Investigation of the protolytic equilibrium of a highly Brønsted acidic ionic liquid and residual water using Raman spectroscopy

Abstract

Protic ionic liquids (PILs) are promising candidates as non-aqueous proton-conducting electrolytes for use in polymer electrolyte membrane fuel cells with operating temperatures over 100 °C. 2-sulfoethylammonium triflate [2-Sea][TfO] is one such PIL electrolyte, in which the highly Brønsted acidic sulfoalkylammonium cations act as mobile protonic charge carriers and proton donors.
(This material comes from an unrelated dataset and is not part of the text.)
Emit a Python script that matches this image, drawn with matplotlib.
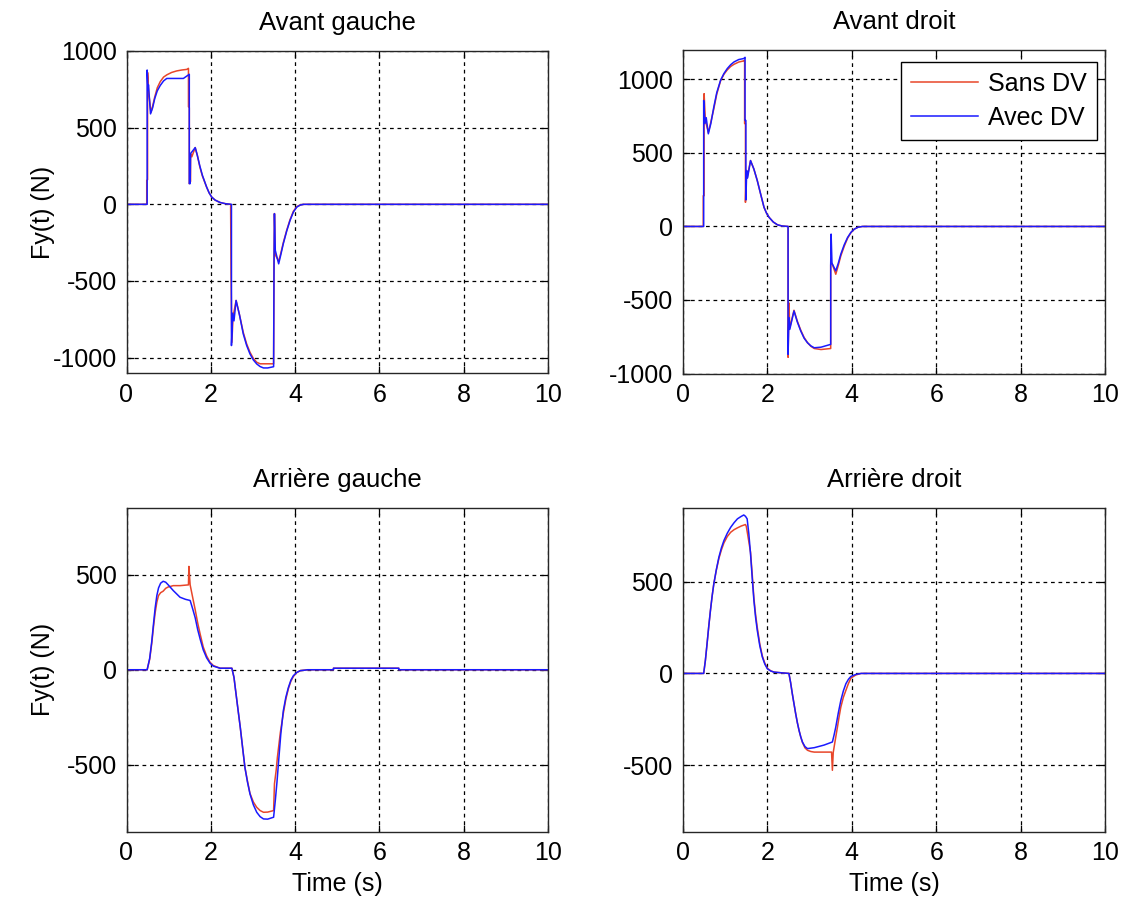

In order to gain a molecular-level understanding of proton transfer in a PIL electrolyte containing a small amount of residual water from fuel cell operation, the protolytic equilibrium of the highly acidic cation was investigated by means of Raman spectroscopy. Density functional theory (DFT) calculations were conducted to identify the vibration modes sensitive to protonation and to gain information on the possible conformation of the cation. The deprotonation of the 2-sulfoethylammonium cation resulted in a characteristic upward frequency shift in the ν(SC) stretching vibration. An equilibrium constant of 0.23 ± 0.09 was calculated for the protolytic reaction, indicating [2-Sea][TfO] as a promising proton donor for the fuel cell application.